The environments of starburst and post-starburst galaxies at z=0.4-0.8

TL;DR

This study analyzes the environments of starburst and post-starburst galaxies at redshifts 0.4-0.8, revealing environment-dependent variations in galaxy evolution and star formation cessation.

Contribution

It provides new insights into how galaxy environment influences the occurrence of post-starburst features and the transition of galaxies in different cosmic settings.

Findings

K+a galaxies are more common in clusters and certain groups with low [OII] emission.

The fraction of k+a galaxies correlates with cluster velocity dispersion.

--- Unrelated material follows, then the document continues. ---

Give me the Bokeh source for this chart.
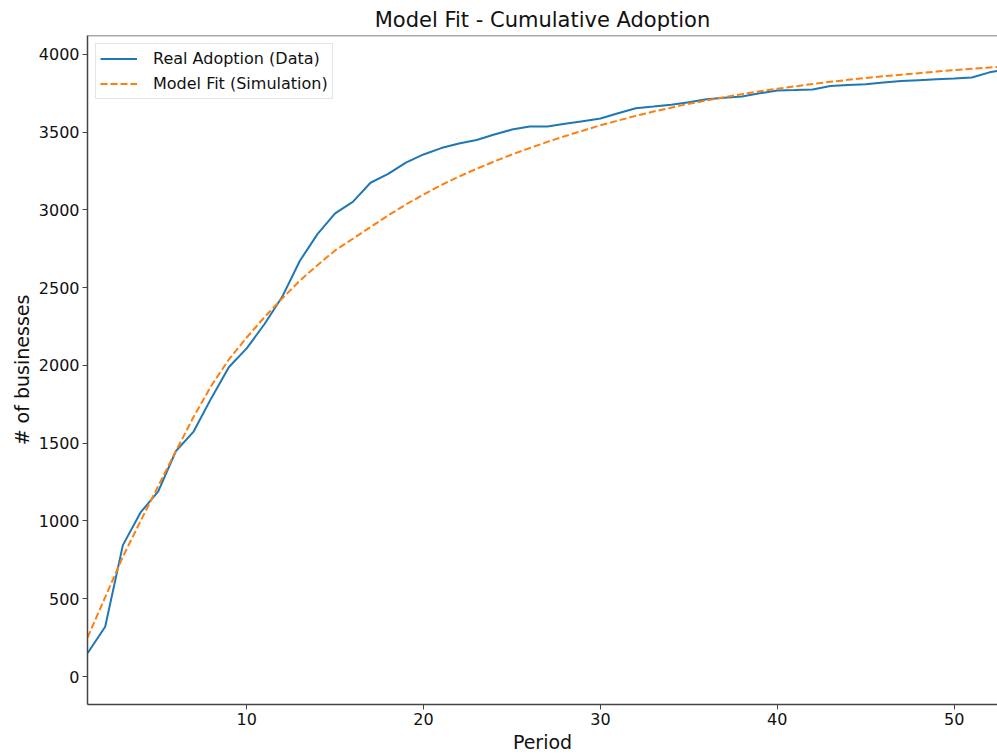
from bokeh.plotting import figure
from bokeh.models import ColumnDataSource, Range1d, Span, Legend, LegendItem, FixedTicker
from bokeh.embed import file_html
from bokeh.resources import INLINE

periods = list(range(1, 54))
real_adoption = [150, 320, 845, 1055, 1190, 1450, 1575, 1790, 1990, 2110,
                 2265, 2440, 2672, 2845, 2978, 3052, 3175, 3232, 3305, 3357,
                 3398, 3428, 3450, 3485, 3517, 3537, 3537, 3554, 3571, 3588,
                 3622, 3654, 3665, 3677, 3693, 3712, 3722, 3730, 3750, 3768,
                 3771, 3775, 3797, 3803, 3808, 3820, 3830, 3835, 3840, 3845,
                 3852, 3885, 3905]
model_fit = [250, 510, 770, 1000, 1225, 1450, 1670, 1870, 2040, 2180,
             2310, 2430, 2545, 2645, 2740, 2815, 2890, 2965, 3035, 3100,
             3160, 3215, 3265, 3312, 3357, 3398, 3438, 3475, 3510, 3545,
             3575, 3605, 3633, 3658, 3683, 3704, 3725, 3745, 3763, 3780,
             3795, 3810, 3824, 3837, 3849, 3860, 3870, 3880, 3890, 3899,
             3908, 3916, 3923]
x_ticks = [10, 20, 30, 40, 50]
y_ticks = [0, 500, 1000, 1500, 2000, 2500, 3000, 3500, 4000]

FONT = "DejaVu Sans"

src = ColumnDataSource(dict(x=periods, real=real_adoption, model=model_fit))

p = figure(width=997, height=755, output_backend="svg", toolbar_location=None,
           x_range=Range1d(1, 52.45), y_range=Range1d(-180, 4122),
           title="Model Fit - Cumulative Adoption",
           min_border_left=87, min_border_right=0, min_border_top=35,
           min_border_bottom=51)

p.title.align = "center"
p.title.text_font = FONT
p.title.text_font_size = "21px"
p.title.text_font_style = "normal"
p.title.text_color = "#111111"
p.title.standoff = 7
p.title.offset = 0

r1 = p.line("x", "real", source=src, line_color="#1f77b4", line_width=2)
r2 = p.line("x", "model", source=src, line_color="#ff7f0e", line_width=2,
            line_dash="7 3")

p.xgrid.visible = False
p.ygrid.visible = False
p.outline_line_color = None
p.background_fill_color = "white"
p.border_fill_color = "white"

top_spine = Span(location=4122, dimension="width", line_color="#555555", line_width=1.5)
p.add_layout(top_spine)

for ax in (p.xaxis[0], p.yaxis[0]):
    ax.axis_line_color = "#444444"
    ax.axis_line_width = 1.5
    ax.major_tick_line_color = "#444444"
    ax.major_tick_out = 5
    ax.major_tick_in = 0
    ax.minor_tick_line_color = None
    ax.major_label_text_font = FONT
    ax.major_label_text_font_size = "16px"
    ax.major_label_text_color = "#111111"
    ax.axis_label_text_font = FONT
    ax.axis_label_text_font_size = "19px"
    ax.axis_label_text_font_style = "normal"
    ax.axis_label_text_color = "#111111"
    ax.major_label_standoff = 3
    ax.axis_label_standoff = 3

p.xaxis.ticker = FixedTicker(ticks=x_ticks)
p.yaxis.ticker = FixedTicker(ticks=y_ticks)
p.xaxis.axis_label = "Period"
p.yaxis.axis_label = "# of businesses"

legend = Legend(items=[LegendItem(label="Real Adoption (Data)", renderers=[r1]),
                       LegendItem(label="Model Fit (Simulation)", renderers=[r2])],
                location="top_left")
legend.margin = 8
legend.padding = 4
legend.spacing = 4
legend.glyph_width = 37
legend.glyph_height = 21
legend.label_standoff = 16
legend.label_text_font = FONT
legend.label_text_font_size = "16px"
legend.label_text_color = "#111111"
legend.border_line_color = "#cccccc"
legend.border_line_width = 1
legend.background_fill_alpha = 0.9
p.add_layout(legend)

open("out.html", "w").write(file_html(p, INLINE))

Dusty starburst candidates are prevalent across all environments, especially in groups.

Abstract

Post-starburst (E+A or k+a) spectra, characterized by their exceptionally strong Balmer lines in absorption and the lack of emission lines, belong to galaxies in which the star formation activity ended abruptly sometime during the past Gyr. We perform a spectral analysis of galaxies in clusters, groups, poor groups and the field at z=0.4-0.8 based on the ESO Distant Cluster Survey. The incidence of k+a's at these redshifts depends strongly on environment. K+a's reside preferentially in clusters and, unexpectedly, in a subset of the sigma = 200-400 km/s groups, those that have a low fraction of [OII] emitters. In these environments, 20-30% of the recently star-forming galaxies have had their star formation activity recently truncated. In contrast, there are proportionally fewer k+a's in the field, the poor groups and groups with a high [OII] fraction. The incidence of k+a galaxies correlates with the cluster velocity dispersion: more massive clusters have higher proportions of k+a's. Spectra of dusty starburst candidates, with strong Balmer absorption and emission lines, present a very different environmental dependence from k+a's. They are numerous in all environments at z=0.4-0.8, but they are especially numerous in all types of groups, favoring the hypothesis of triggering by a merger. Our observations are consistent with previous suggestions that cluster k+a galaxies are observed in a transition phase as massive S0 and Sa galaxies, evolving from star-forming later types to passively evolving early-type galaxies. The correlation between k+a fraction and cluster sigma supports the hypothesis that k+a galaxies in clusters originate from processes related to the intracluster medium, while several possibilities are discussed for the origin of the k+a frequency in low-[OII] groups.(abr.)